**EXERCISE GOAL**
Everything from the first line down to the line containing "9.99, 9.83, 9.77];" is to be retyped exactly, both ends included, with pictures left out.

**DATA**
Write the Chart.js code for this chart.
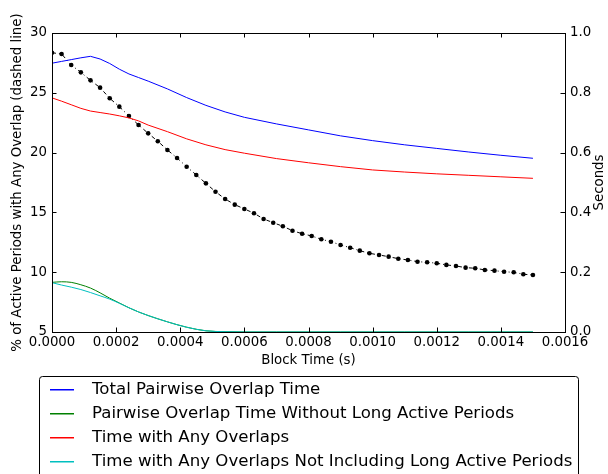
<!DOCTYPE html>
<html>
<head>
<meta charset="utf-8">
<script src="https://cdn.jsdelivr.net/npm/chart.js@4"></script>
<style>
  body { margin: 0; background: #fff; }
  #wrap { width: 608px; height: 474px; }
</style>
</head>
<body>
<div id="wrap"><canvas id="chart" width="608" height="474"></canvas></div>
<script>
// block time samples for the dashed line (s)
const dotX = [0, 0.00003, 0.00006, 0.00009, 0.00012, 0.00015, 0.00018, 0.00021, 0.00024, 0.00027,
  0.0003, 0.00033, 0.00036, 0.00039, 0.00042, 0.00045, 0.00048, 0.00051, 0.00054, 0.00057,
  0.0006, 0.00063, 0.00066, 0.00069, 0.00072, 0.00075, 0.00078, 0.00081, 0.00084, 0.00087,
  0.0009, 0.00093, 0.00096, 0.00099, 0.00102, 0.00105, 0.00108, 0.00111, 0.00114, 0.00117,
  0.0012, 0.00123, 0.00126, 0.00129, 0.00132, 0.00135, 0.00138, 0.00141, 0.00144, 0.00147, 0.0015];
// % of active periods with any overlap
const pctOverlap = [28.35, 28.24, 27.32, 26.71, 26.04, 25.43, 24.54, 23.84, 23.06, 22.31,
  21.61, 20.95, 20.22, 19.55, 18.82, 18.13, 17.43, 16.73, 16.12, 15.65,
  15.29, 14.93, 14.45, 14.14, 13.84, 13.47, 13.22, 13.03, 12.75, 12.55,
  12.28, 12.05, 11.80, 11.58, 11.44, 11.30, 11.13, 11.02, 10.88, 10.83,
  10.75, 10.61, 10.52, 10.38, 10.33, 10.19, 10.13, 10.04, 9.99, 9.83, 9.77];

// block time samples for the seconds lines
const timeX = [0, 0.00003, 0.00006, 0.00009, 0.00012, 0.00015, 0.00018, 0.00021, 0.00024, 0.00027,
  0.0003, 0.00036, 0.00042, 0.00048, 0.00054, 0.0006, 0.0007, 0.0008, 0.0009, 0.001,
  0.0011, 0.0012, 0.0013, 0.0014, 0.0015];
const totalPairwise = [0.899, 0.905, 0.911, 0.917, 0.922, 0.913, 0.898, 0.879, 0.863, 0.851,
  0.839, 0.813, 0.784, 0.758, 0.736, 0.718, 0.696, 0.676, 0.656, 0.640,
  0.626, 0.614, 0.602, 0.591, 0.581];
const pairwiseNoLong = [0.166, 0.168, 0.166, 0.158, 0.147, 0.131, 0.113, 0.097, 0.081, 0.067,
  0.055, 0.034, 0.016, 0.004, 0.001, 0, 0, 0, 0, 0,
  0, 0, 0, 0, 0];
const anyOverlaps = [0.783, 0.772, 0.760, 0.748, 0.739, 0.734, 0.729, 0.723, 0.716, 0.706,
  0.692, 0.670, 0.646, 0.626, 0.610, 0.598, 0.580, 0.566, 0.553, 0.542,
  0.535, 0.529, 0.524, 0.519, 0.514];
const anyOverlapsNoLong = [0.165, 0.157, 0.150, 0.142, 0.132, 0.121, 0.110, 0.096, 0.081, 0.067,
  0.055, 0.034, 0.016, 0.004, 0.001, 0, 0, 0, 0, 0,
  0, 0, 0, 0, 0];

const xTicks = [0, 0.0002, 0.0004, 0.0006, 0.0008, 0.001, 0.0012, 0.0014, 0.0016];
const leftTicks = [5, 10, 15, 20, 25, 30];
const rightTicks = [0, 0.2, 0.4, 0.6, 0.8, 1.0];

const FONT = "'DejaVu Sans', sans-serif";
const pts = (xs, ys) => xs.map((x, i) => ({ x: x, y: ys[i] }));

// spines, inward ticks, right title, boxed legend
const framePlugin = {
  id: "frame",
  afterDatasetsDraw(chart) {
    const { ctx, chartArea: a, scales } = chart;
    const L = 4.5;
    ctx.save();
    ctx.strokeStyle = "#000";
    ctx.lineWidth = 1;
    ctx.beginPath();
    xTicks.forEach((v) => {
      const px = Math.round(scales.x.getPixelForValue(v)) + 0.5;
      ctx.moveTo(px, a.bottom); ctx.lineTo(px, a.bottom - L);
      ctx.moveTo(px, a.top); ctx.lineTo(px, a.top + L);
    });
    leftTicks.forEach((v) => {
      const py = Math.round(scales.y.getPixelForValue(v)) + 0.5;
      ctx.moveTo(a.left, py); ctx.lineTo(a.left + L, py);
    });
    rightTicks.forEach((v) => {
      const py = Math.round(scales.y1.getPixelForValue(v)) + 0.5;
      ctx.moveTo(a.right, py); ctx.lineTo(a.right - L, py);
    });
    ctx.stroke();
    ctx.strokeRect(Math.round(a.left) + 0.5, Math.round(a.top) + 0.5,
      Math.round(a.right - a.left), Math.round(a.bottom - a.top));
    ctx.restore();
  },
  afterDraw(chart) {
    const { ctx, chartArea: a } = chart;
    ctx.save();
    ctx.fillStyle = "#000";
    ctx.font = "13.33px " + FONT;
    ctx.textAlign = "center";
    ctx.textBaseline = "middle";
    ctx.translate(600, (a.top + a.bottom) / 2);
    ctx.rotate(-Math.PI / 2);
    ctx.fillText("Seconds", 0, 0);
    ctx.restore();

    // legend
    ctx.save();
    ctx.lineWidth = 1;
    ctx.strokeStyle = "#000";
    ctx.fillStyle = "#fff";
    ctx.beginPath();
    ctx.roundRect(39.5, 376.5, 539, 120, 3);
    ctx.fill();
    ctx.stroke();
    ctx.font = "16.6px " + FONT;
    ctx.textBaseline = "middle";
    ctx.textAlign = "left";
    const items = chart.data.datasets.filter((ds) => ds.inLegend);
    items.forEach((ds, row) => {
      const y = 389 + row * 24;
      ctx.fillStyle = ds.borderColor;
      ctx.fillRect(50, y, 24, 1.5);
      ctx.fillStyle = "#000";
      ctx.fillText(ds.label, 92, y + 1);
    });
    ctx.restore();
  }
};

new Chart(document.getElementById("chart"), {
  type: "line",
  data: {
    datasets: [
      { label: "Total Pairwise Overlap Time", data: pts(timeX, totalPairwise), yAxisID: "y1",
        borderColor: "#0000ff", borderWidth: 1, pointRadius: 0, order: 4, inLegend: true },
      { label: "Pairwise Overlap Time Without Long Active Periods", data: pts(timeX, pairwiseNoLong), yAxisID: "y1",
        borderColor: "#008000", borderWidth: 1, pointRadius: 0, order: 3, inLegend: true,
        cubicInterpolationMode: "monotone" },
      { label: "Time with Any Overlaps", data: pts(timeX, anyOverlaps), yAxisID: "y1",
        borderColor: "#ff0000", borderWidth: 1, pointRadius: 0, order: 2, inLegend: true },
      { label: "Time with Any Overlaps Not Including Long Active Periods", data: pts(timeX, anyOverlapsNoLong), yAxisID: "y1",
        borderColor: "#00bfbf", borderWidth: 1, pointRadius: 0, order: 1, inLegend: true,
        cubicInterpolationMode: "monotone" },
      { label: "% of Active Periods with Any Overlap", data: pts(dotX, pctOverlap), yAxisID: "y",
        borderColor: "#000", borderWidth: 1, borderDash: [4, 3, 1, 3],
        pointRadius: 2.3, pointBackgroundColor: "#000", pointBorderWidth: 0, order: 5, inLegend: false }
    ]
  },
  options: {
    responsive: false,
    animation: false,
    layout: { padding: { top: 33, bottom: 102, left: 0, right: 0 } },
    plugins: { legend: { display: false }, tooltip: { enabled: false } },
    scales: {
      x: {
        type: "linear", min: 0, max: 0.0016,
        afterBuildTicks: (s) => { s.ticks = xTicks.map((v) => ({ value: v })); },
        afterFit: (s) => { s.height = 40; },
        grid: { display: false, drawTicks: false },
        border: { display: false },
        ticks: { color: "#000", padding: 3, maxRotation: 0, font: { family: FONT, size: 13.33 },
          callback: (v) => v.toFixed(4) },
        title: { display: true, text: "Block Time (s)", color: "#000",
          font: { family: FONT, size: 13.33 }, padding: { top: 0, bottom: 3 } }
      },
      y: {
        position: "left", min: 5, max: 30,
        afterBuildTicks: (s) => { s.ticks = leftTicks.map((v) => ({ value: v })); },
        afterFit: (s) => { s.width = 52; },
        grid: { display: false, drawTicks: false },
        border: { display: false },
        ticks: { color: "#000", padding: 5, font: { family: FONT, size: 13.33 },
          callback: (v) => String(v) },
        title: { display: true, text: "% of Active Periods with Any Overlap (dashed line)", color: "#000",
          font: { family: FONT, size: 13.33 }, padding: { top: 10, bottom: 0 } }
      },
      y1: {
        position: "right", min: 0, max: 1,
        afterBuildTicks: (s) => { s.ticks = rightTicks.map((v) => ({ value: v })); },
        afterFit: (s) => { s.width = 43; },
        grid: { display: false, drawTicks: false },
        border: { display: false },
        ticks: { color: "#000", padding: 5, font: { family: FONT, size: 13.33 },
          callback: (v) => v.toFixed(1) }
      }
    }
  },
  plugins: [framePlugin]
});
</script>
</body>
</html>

**TASK OUTPUT**
Write the Chart.js code for this chart.
<!DOCTYPE html>
<html>
<head>
<meta charset="utf-8">
<script src="https://cdn.jsdelivr.net/npm/chart.js@4"></script>
<style>
  body { margin: 0; background: #fff; }
  #wrap { width: 608px; height: 474px; }
</style>
</head>
<body>
<div id="wrap"><canvas id="chart" width="608" height="474"></canvas></div>
<script>
// block time samples for the dashed line (s)
const dotX = [0, 0.00003, 0.00006, 0.00009, 0.00012, 0.00015, 0.00018, 0.00021, 0.00024, 0.00027,
  0.0003, 0.00033, 0.00036, 0.00039, 0.00042, 0.00045, 0.00048, 0.00051, 0.00054, 0.00057,
  0.0006, 0.00063, 0.00066, 0.00069, 0.00072, 0.00075, 0.00078, 0.00081, 0.00084, 0.00087,
  0.0009, 0.00093, 0.00096, 0.00099, 0.00102, 0.00105, 0.00108, 0.00111, 0.00114, 0.00117,
  0.0012, 0.00123, 0.00126, 0.00129, 0.00132, 0.00135, 0.00138, 0.00141, 0.00144, 0.00147, 0.0015];
// % of active periods with any overlap
const pctOverlap = [28.35, 28.24, 27.32, 26.71, 26.04, 25.43, 24.54, 23.84, 23.06, 22.31,
  21.61, 20.95, 20.22, 19.55, 18.82, 18.13, 17.43, 16.73, 16.12, 15.65,
  15.29, 14.93, 14.45, 14.14, 13.84, 13.47, 13.22, 13.03, 12.75, 12.55,
  12.28, 12.05, 11.80, 11.58, 11.44, 11.30, 11.13, 11.02, 10.88, 10.83,
  10.75, 10.61, 10.52, 10.38, 10.33, 10.19, 10.13, 10.04, 9.99, 9.83, 9.77];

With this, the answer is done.